Al grido di "Quello che non ci daranno loro, ce lo prenderemo noi", studentesse e studenti di Reggio sono scesi in piazza ieri, al pari dei loro compagni in tante parti d’Italia, uniti in un corteo carico di rabbia, di volti decisi e determinati, di voci forti che urlavano a squarciagola. Una protesta corale nei confronti di un obiettivo preciso, un sistema scolastico che "non ci rappresenta e che, anzi, vuole silenziarci invece che educarci". I giovani si sono mobilitati per denunciare le condizioni in cui "versa l’istruzione pubblica, sempre più lasciata a sé stessa. Lo vediamo nel modello di scuola del ministro dell’istruzione e – come da nuova e vergognosa dicitura – del merito Valditara, il quale privilegia la disciplina rispetto alla formazione".

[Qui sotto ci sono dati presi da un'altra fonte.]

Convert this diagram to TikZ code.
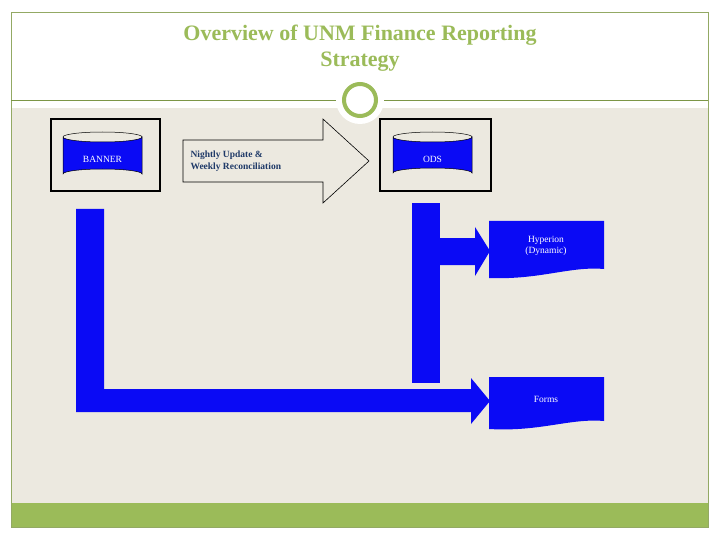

Tra i manifestanti c’è Federico Amadei (foto) 18 anni ieri, quinta A del liceo Canossa, rappresentante del coordinamento dei collettivi scolastici di Canossa, Chierici, Moro e Bus Pascal, che aggiunge: "Noi accogliamo tutto il popolo delle scuole. Vogliamo condividere le nostre istanze con i lavoratori delle scuole. Non siamo più considerati studenti, ma parti di un ingranaggio. La nostra formazione è andata a scatafascio". Ciò che lamentano, Federico e i manifestanti, è una scuola "non dello studente, ma delle aziende, delle forze dell’ordine, di prèsidi sempre più manager e sempre meno figure scolastiche. Tutto ciò ha come risultato l’abituarci a essere repressi e zittiti, a reputare come normalità l’attacco al dissenso e alla pratica di politica fra i banchi".
I ragazzi puntano il dito contro una "repressione che lo stesso ministro porta avanti con i decreti, atti a minare il pensiero critico". In particolare: "Un supporto scolastico che non c’è, problemi infrastrutturali – continua Federico – la poca attenzione alle scuole, e qui da noi il tetto del Secchi e il Chierici che vanno a rotoli". Solidarietà da parte dei ragazzi al prof Raimo, "punito" per il dissenso verso le politiche del ministro: "Un ambiente in cui esprimere il proprio dissenso è considerato un crimine non può certo essere formativo – rincarano gli studenti –. Dovremmo avere pieno diritto a una scuola che ci educhi a essere cittadini liberi e consapevoli, non obbedienti e sfruttati!".
C’è poi il tema fortemente sentito dell’affettività e dell’inclusività: "Pretendiamo una scuola che tuteli la salute fisica e mentale, che riceva i giusti fondi pubblici spesso utilizzati per finanziare l’industria bellica del nostro Paese. "Sappiamo di essere ‘scomod?’ - scrivono i ragazzi, con la schwa – a questo Governo, e così ci vogliamo: ci riprenderemo ciò che ci è stato tolto".